El rumano que impone las manos (y las esperanzas) en el Paseo Bravo

Por Carlos Charis
31 de mayo de 2025

Al principio parecía un chiste.
Un tipo con nombre de vampiro—Mircea Gabriel—instalando su trono invisible en medio del Paseo Bravo, rodeado de mendigos, danzantes, estudiantes quebrados y viejos que ya no saben a qué iglesia pertenecer.
Nadie pensó que duraría.
Pero ahí sigue. Como si le hubieran prometido que el mundo se salva un cuerpo a la vez.

Lo ves desde lejos. Alto, delgado, con mirada de loco bueno. Camina como si el suelo le pidiera permiso. Extiende las manos y la gente cierra los ojos. Algunos lloran. Otros tiemblan. Los más escépticos miran de reojo, pero se quedan. Por si acaso.

No hay templo. No hay incienso. Solo un parque sucio y glorioso, donde antes los homosexuales de los 80 vendían caricias rápidas y ahora se venden ilusiones más lentas.

El nuevo Paseo Bravo

Si uno camina por ahí con los oídos abiertos y el alma apenas entornada, escucha los latidos nerviosos del fracaso colectivo.
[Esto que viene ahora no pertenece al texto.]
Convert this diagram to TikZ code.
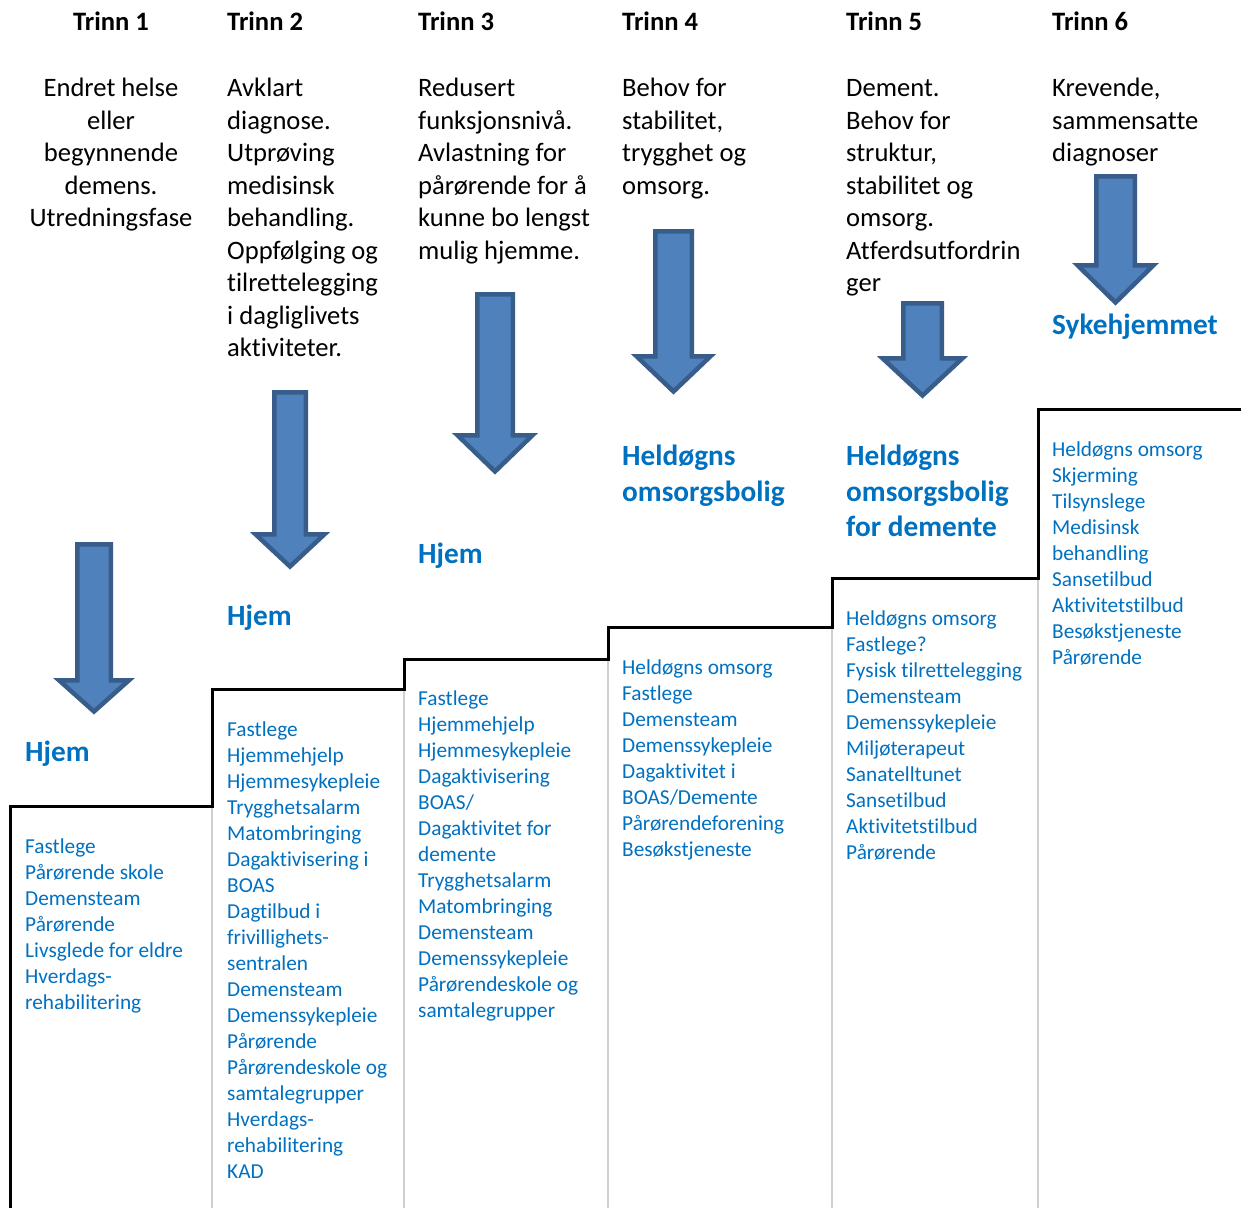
\documentclass[tikz,border=0pt]{standalone}
\usepackage{fontspec}
\setmainfont{Carlito}[Ligatures=CommonOff]
\definecolor{txtblue}{HTML}{0070C0}
\definecolor{arrfill}{HTML}{4F81BD}
\definecolor{arrline}{HTML}{385D8A}
\definecolor{gridgray}{HTML}{D0D0D0}
\newcommand\blockarr[6]{% cx top heady tip shafthalf headhalf
  \draw[arrowshape] ({#1-#5+2.25},{#2+2.25}) -- ({#1+#5-2.25},{#2+2.25}) -- ({#1+#5-2.25},{#3+2.25})
    -- ({#1+#6-4.5},{#3+2.25}) -- (#1,{#4-3.5}) -- ({#1-#6+4.5},{#3+2.25}) -- ({#1-#5+2.25},{#3+2.25}) -- cycle;}
\tikzset{
  hdr/.style={font=\fontsize{26.6bp}{32.5bp}\selectfont\bfseries, inner sep=0pt, anchor=base west},
  desc/.style={font=\fontsize{26.6bp}{32.5bp}\selectfont, inner sep=0pt, anchor=base west, align=left},
  lbl/.style={font=\fontsize{29.3bp}{35.7bp}\selectfont\bfseries, text=txtblue, inner sep=0pt, anchor=base west, align=left},
  lst/.style={font=\fontsize{21.3bp}{26bp}\selectfont, text=txtblue, inner sep=0pt, anchor=base west, align=left},
  arrowshape/.style={fill=arrfill, draw=arrline, line width=4.5bp, line join=miter},
  stair/.style={draw=black, line width=3bp, line join=miter},
  gridline/.style={draw=gridgray, line width=2bp}
}
\begin{document}
\begin{tikzpicture}[x=1bp,y=-1bp]
\useasboundingbox (0,0) rectangle (1241,1208);
% grid lines
\draw[gridline] (212,806) -- (212,1208);
\draw[gridline] (404,689) -- (404,1208);
\draw[gridline] (608,659) -- (608,1208);
\draw[gridline] (832,627) -- (832,1208);
\draw[gridline] (1038,578) -- (1038,1208);
% staircase
\draw[stair] (10,1208) -- (10,806) -- (212,806) -- (212,689) -- (404,689) -- (404,659) -- (608,659)
  -- (608,627) -- (832,627) -- (832,578) -- (1038,578) -- (1038,409) -- (1241,409);
% arrows
\blockarr{94}{542}{678}{715}{19}{39.5}
\blockarr{290}{390}{532}{570}{18}{39}
\blockarr{495}{292}{433}{475}{20}{42}
\blockarr{673.5}{229}{354}{395}{20.5}{41.5}
\blockarr{922.5}{301}{356}{399}{21.5}{44.5}
\blockarr{1115.5}{174}{263}{306}{21.5}{42.5}
% headers
\node[hdr, anchor=base] (h1) at (111,30) {Trinn 1};
\node[hdr] (h2) at (227,30) {Trinn 2};
\node[hdr] (h3) at (418,30) {Trinn 3};
\node[hdr] (h4) at (622,30) {Trinn 4};
\node[hdr] (h5) at (846,30) {Trinn 5};
\node[hdr] (h6) at (1052,30) {Trinn 6};
% descriptions (base anchor = last line)
\node[desc, align=center, anchor=base] (d1) at (111,{96.7+4*32.5}) {Endret helse\\eller\\begynnende\\demens.\\Utredningsfase};
\node[desc] (d2) at (227,{96.7+8*32.5}) {Avklart\\diagnose.\\Utprøving\\medisinsk\\behandling.\\Oppfølging og\\tilrettelegging\\i dagliglivets\\aktiviteter.};
\node[desc] (d3) at (418,{96.7+5*32.5}) {Redusert\\funksjonsnivå.\\Avlastning for\\pårørende for å\\kunne bo lengst\\mulig hjemme.};
\node[desc] (d4) at (622,{96.7+3*32.5}) {Behov for\\stabilitet,\\trygghet og\\omsorg.};
\node[desc] (d5) at (846,{96.7+6*32.5}) {Dement.\\Behov for\\struktur,\\stabilitet og\\omsorg.\\Atferdsutfordrin\\ger};
\node[desc] (d6) at (1052,{96.7+2*32.5}) {Krevende,\\sammensatte\\diagnoser};
% blue labels
\node[lbl] (l1) at (25,761.7) {Hjem};
\node[lbl] (l2) at (227,625) {Hjem};
\node[lbl] (l3) at (418,563) {Hjem};
\node[lbl] (l4) at (622,{465.5+35.7}) {Heldøgns\\omsorgsbolig};
\node[lbl] (l5) at (846,{465.5+2*35.7}) {Heldøgns\\omsorgsbolig\\for demente};
\node[lbl] (l6) at (1052,334.3) {Sykehjemmet};
% lists
\node[lst] (s1) at (25,{853.5+6*26}) {Fastlege\\Pårørende skole\\Demensteam\\Pårørende\\Livsglede for eldre\\Hverdags-\\rehabilitering};
\node[lst] (s2) at (227,{736.7+17*26}) {Fastlege\\Hjemmehjelp\\Hjemmesykepleie\\Trygghetsalarm\\Matombringing\\Dagaktivisering i\\BOAS\\Dagtilbud i\\frivillighets-\\sentralen\\Demensteam\\Demenssykepleie\\Pårørende\\Pårørendeskole og\\samtalegrupper\\Hverdags-\\rehabilitering\\KAD};
\node[lst] (s3) at (418,{705+12*26}) {Fastlege\\Hjemmehjelp\\Hjemmesykepleie\\Dagaktivisering\\BOAS/\\Dagaktivitet for\\demente\\Trygghetsalarm\\Matombringing\\Demensteam\\Demenssykepleie\\Pårørendeskole og\\samtalegrupper};
\node[lst] (s4) at (622,{674.5+7*26}) {Heldøgns omsorg\\Fastlege\\Demensteam\\Demenssykepleie\\Dagaktivitet i\\BOAS/Demente\\Pårørendeforening\\Besøkstjeneste};
\node[lst] (s5) at (846,{625.5+9*26}) {Heldøgns omsorg\\Fastlege?\\Fysisk tilrettelegging\\Demensteam\\Demenssykepleie\\Miljøterapeut\\Sanatelltunet\\Sansetilbud\\Aktivitetstilbud\\Pårørende};
\node[lst] (s6) at (1052,{456.5+8*26}) {Heldøgns omsorg\\Skjerming\\Tilsynslege\\Medisinsk\\behandling\\Sansetilbud\\Aktivitetstilbud\\Besøkstjeneste\\Pårørende};
\end{tikzpicture}
\end{document}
Ahí los curanderos ya son más que los músicos, más que los vendedores de frituras, más que los predicadores del fin del mundo.

El Paseo Bravo ya no es un parque, es un síntoma.
Un centro de peregrinación para quienes no encuentran doctor ni Dios ni psiquiatra. Para los que tienen miedo de morir, pero también miedo de seguir.
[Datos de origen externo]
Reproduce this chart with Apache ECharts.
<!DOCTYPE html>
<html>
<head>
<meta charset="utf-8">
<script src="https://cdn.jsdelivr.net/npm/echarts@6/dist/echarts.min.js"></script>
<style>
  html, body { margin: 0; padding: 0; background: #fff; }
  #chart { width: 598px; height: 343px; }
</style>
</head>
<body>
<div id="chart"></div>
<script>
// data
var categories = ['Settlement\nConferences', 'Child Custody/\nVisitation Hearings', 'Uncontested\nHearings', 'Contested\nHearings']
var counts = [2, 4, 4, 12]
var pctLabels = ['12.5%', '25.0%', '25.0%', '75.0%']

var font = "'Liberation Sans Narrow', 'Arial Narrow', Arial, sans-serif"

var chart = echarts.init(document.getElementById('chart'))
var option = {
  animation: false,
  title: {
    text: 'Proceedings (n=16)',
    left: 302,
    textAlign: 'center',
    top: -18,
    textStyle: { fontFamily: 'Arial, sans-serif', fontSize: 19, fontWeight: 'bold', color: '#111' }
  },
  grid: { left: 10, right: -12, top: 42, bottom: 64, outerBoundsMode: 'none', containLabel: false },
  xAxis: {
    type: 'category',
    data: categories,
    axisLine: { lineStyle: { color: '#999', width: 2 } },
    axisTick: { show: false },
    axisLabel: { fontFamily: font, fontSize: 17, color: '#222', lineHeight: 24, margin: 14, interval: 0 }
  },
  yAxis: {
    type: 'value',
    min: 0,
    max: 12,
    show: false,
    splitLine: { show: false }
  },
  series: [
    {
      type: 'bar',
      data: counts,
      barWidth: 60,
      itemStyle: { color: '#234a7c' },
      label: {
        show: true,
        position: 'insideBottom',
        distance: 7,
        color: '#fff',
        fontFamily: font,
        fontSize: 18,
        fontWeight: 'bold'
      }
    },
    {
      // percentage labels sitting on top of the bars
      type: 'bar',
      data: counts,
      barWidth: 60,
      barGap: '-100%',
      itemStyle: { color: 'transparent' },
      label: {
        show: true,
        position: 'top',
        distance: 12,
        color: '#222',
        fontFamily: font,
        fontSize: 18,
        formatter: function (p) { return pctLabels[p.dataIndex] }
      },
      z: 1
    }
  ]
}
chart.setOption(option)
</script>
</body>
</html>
Mircea no cobra, pero acepta ofrendas.
Unos le dejan monedas. Otros, gallinas imaginarias.
La mayoría se va sin dejar nada, excepto una sombra menos en la espalda.

Lo curioso es que no habla mucho.
El curandero rumano se limita a mirar.
Y en esa mirada, la gente cree que hay respuestas. O al menos, el permiso de romperse un poco más.

Los milagros son discretos

Nadie sabe exactamente qué hace Mircea.
Canaliza energía”, dicen.
Es un ángel disfrazado de extranjero”, dicen otros.
Los más poéticos aseguran que escucha a los espíritus de los árboles del Paseo Bravo, y que cuando impone las manos, no sana el cuerpo, sino los errores.

Puede ser.
En un mundo donde el IMSS te da cita para dentro de seis meses y el psicólogo privado cobra lo que vale un refrigerador, sentarte frente a un tipo que te escucha sin juzgar ya es una forma de curación.

El rumor creció.
La fila también.
Y llegó un punto donde Mircea ya no se daba abasto.

Y entonces llegó Liza

Una curandera poblana, joven y serena, llegó con su agua diamantina, con sus estudios de medicina alternativa y su voluntad de no estorbar.
Se sentó a unas bancas de distancia.
No lo vio como competencia, sino como reflujo espiritual.
Dos manos sanan mejor que una.

Ahora el Paseo Bravo tiene dos focos de esperanza. Uno con acento balcánico y otro con agua mágica. Y alrededor, una ciudad que sangra en silencio.

Final sin moraleja

No hay que creer en todo esto.
Ni tampoco reírse.
El Paseo Bravo es un espejo roto donde todos nos reflejamos alguna vez.
Con suerte, salimos caminando.
Con menos suerte, nos sentamos frente a Mircea y le pedimos que nos toque el alma con las manos vacías.

Y si no nos cura, al menos nos recuerda que todavía alguien está dispuesto a mirar nuestro dolor sin cobrar entrada.